Payment delays- This is the single most factor which causes heartbreaks, escalations, angry emails and so on. But understand that PR person would have agreed to the amount based on the confirmation received from brand. He/she can’t be expected to pay you from his/her pocket- actual payment is usually done by someone else- someone at the brand have to sign the cheque, account department has to process it etc. There can be long delays, despite PR person having all the good intentions. Shouting at the PR fellow may not help. Find alternate ways to escalate- like find other people who are affected by same brand, or try finding another employee who is working in the brand to find out what is going on or try shame the brand on twitter/facebook as an ultimate step to make them pay.

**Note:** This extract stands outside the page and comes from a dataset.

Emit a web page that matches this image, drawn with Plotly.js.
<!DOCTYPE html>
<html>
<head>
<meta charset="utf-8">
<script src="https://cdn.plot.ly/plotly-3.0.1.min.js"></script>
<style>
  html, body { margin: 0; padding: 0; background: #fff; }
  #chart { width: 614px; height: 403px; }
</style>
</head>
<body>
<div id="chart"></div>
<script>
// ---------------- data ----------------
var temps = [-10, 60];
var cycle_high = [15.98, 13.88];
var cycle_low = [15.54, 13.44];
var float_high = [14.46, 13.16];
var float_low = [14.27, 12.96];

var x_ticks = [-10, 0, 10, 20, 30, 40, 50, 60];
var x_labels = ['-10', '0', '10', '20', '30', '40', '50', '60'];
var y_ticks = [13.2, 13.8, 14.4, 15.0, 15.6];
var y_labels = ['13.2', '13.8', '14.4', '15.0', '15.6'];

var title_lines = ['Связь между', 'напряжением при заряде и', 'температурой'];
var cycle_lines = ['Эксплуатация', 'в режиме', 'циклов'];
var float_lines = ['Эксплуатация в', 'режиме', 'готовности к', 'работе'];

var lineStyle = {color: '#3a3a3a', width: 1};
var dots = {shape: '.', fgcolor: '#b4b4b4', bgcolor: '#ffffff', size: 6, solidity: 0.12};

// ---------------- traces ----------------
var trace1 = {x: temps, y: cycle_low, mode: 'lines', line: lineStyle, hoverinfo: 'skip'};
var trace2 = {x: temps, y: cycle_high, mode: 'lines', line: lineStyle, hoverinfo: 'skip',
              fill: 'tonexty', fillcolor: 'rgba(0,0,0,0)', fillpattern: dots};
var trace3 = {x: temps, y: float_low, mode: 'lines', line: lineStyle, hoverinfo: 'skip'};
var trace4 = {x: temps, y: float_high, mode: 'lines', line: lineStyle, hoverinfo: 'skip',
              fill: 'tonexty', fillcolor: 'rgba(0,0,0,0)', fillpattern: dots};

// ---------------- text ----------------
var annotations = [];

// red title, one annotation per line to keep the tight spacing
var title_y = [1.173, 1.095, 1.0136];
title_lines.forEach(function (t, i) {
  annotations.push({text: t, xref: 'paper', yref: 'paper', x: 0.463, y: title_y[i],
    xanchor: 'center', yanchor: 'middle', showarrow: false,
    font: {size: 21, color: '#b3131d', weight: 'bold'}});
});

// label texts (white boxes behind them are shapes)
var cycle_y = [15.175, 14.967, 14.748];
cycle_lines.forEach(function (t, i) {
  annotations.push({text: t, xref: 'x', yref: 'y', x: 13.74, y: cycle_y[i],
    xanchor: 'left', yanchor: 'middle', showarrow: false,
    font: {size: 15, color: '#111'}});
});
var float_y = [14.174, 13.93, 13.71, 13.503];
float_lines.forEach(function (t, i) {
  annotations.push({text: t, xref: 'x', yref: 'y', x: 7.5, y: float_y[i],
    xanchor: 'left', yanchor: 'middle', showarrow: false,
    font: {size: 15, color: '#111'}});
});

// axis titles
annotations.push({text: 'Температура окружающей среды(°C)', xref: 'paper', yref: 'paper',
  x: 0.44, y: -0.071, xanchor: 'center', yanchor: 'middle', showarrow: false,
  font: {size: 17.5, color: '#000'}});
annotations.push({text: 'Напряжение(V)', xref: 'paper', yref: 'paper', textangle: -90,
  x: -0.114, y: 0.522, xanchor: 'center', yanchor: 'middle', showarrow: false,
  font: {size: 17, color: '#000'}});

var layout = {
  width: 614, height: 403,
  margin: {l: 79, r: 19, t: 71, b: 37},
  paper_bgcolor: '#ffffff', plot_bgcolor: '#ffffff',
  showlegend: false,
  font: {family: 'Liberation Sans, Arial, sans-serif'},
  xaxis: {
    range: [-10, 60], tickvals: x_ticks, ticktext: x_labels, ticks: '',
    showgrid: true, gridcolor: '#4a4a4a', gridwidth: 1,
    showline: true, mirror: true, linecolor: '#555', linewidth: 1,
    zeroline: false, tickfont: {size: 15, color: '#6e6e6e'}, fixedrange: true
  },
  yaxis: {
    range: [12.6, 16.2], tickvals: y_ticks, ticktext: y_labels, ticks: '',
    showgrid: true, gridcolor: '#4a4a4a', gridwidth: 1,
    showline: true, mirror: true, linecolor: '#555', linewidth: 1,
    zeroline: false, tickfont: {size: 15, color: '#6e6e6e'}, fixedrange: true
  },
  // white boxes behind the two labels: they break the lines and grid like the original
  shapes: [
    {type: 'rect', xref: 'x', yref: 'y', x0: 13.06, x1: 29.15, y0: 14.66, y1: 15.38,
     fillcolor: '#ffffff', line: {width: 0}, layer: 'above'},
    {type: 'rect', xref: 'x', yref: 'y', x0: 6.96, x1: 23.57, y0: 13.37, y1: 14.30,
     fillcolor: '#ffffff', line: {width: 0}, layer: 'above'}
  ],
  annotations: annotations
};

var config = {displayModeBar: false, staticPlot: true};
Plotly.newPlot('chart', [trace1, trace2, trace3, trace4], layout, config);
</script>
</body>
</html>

Fulfill your part of deliverables. PRs are also answerable to the brand. If say a campaign requires you to do one blog post, 5 tweets and 5 fb updates, ensure that you fulfill these deliverables on your part. May be you have written a detailed and beautiful blog post but haven’t tweeted much- you are thinking you’ve done more than required and you are done. From PR’s point of view, deliverables are still pending from your side because you’ve not tweeted enough.  When in doubt ask for expectations/deliverables before-hand. If you need more time, communicate in advance to set expectation right. Otherwise, ensure that you do not default on your part of post-event work. Your delay also delays PR’s reporting to brand.

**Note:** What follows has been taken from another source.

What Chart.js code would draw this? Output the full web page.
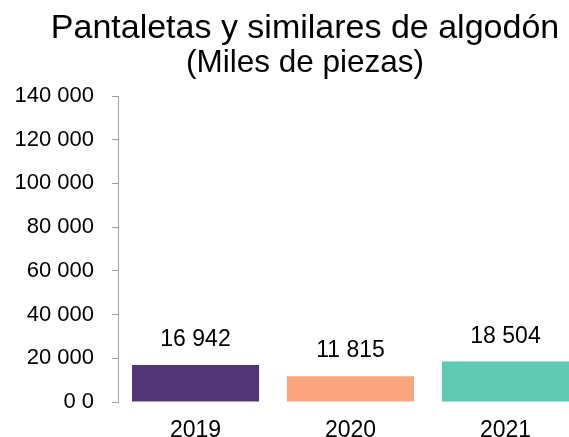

PRs may not be social media experts: PR folks specialize in dealing with people, coordinating complex campaigns, promoting something etc. Most are well versed with social media, but there can be a lack of knowledge. For example, difference between blog and blog post is often ignored and we get mails asking for 2 blogs and 5 tweets to be done after the event- wherein they actually meant blog post. Your facebook posts won’t be accessible to them to verify if you have exposed it only to friends.  They might be more inclined towards quantity which is easy to measure and report, than quality. Because of such reasons you might feel this person doesn’t know what he/she is talking about. Give them some room. If there is ambiguity, clear it, if they have done some mistake, highlight in person. You never know who else might be laughing at you for various mistakes you are doing in life.

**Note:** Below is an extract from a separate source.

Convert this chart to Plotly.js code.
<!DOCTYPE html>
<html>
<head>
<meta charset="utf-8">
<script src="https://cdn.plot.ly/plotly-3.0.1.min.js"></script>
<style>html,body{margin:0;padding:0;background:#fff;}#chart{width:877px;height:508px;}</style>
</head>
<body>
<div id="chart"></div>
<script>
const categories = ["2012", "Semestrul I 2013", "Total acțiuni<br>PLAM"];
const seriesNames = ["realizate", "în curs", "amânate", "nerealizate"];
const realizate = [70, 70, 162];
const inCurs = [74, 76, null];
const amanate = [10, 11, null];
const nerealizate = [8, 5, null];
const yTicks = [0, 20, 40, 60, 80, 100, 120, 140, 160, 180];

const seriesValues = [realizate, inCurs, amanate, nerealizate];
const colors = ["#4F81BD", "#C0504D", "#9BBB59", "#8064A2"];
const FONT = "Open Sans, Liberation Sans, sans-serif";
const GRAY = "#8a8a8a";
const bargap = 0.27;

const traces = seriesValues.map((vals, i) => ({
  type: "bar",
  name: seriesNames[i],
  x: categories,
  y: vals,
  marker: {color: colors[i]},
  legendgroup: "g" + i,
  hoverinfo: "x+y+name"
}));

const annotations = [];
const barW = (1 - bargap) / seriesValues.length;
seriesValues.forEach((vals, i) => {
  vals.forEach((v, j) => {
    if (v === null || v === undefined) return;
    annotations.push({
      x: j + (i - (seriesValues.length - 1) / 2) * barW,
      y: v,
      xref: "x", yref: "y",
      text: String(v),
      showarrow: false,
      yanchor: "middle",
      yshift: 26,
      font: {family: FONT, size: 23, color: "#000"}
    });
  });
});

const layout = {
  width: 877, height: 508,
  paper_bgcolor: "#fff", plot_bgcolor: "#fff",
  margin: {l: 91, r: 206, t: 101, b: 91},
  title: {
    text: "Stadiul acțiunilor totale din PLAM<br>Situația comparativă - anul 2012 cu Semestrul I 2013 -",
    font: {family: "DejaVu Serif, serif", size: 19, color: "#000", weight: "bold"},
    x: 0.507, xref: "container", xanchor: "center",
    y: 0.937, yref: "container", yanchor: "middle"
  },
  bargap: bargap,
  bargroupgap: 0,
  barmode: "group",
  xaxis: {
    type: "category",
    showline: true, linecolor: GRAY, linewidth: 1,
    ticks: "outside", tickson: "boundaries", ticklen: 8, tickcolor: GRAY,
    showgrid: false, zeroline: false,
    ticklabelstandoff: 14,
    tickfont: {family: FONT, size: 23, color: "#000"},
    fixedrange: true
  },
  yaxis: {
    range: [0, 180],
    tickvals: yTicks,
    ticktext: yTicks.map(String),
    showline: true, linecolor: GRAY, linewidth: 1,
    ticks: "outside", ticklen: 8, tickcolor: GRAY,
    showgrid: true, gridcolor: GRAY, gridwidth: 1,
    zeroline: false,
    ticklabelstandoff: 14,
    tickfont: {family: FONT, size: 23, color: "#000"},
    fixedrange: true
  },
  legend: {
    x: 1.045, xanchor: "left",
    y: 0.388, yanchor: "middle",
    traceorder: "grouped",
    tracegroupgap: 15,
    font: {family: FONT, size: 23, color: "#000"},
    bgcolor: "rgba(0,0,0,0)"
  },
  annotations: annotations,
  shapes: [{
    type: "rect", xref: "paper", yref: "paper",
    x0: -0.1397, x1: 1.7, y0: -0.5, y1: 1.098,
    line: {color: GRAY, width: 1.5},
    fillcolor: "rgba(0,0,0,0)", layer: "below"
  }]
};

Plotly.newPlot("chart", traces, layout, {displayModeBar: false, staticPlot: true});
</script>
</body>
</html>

Pressures of the job: Keep in mind that PR persons are probably more stressed than you and me. On one side they will have brands who won’t release funds on time, who keep demanding more deliverables and results and on the other side they will have crazy bloggers and media people who need to be kept happy and some expect to be treated like VIPs. Despite their best efforts, sometimes things go wrong because too many stakeholders are involved in a complex campaign.  Give them a benefit of doubt in first few instances. If they are intentionally doing something against your interests, you will know after a few incidents.

It is also important to understand what kind of revenue model is in place between the brand and PR agency. In case of most reputed brands, PR agencies get a fixed annual pay and expense reimbursement- in such cases, PR agencies won’t have to take a cut from bloggers’ earnings or campaign funds. This will help them do a very good job. But in some cases, brands give a fixed budget for a campaign and leave the decision with PR agency to execute. In this model, PR agency might have an interest in cutting costs- like paying less to the bloggers or selecting less demanding bloggers so that desired quantity of results can be generated at lower price, even if it means compromise on quality- and pocket the savings. In this model there is a higher risk that those who ask too many facilities or too much money will be eliminated right away, irrespective of quality of their blogs. Be sensitive to these possibilities.

In summary:
  • Never insult/criticize/blame someone on a personal level for matters related to their job
  • Things do go wrong many times- anticipate and be prepared.
  • Be humble and work on your strengths, so that more opportunities come to you

Hope this helps. Do share your experiences and tips.

Also read: How much to charge for sponsored posts * Mridula's thoughts on FAM trips for bloggersLive blogging conferences- tips and best practices * 6 tips for designing successful contests for bloggers *

10 comments :

Arun Prasadh said...

Guess all the points came from your experience. Nice info. Thanks.

Mridula said...

I so agree with delivering your part of the variables but it frustrates the hell out of me when they don't pay on time :D But such is the world!

rupam sarma said...

Thanks for the informative post.

R Niranjan Das said...

While bloggers are always expected to follow timelines, it is never the case with payments.

ವಿ.ರಾ.ಹೆ. said...

Nice tips. ನಮ್ಮ ಟ್ವೀಟ್ಸ್ ಮತ್ತು ಫೇಸ್ಬುಕ್ ಅಪ್ಡೇಟ್ ಗಳನ್ನೂ ಮಾರಿಕೊಳ್ಳಬಹುದು ಅಂತ ನನಗೆ ತೀರಾ ಇತ್ತೀಚೆಗೆ ಗೊತ್ತಾದದ್ದು! :)

Shrinidhi Hande said...

ವಿ ರಾ ಹೇ... ಕಾಲ ತುಂಬಾ ಕೆಟ್ಟುಹೋಗಿದೆ... ಹೆಚ್ಚು ಹೆಚ್ಚು ಫಾಲೋವರ್ಸ್ ಇದ್ದಷ್ಟು ಹೆಚ್ಚು ಹಣ ಮಾಡಬಹುದು,, ಟಿ ವಿ ಪೇಪರಿನಲ್ಲಿ ಬರುವ ಜಾಹಿರಾತಿನಂತೆ ಅಂತರ್ಜಾಲವು ಕುಲಗೆಟ್ಟು ಹೋಗುತ್ತಿದೆ

Shrinidhi Hande said...

@Niranjan- true.. That is single most factor that causes disputes and fights... Lot of companies have a habit to make vendors wait longer just for their ego satisfaction

@Rupam- Thanks

@Mridula: True.. Life has to go on..,

@Arun- let us just say observation

Aneesh Kumar said...

Any one please say..
How can we earn money from blog?

Prasad Np said...

Rather than showing the PR in bad light this post shows more what kind of constraints PR works under...

Shrinidhi Hande said...

Thanks Prasad...

@Aneesh- that is a million dollar question... To start with, keep an eye on blogadda, Indiblogger, blogmint etc.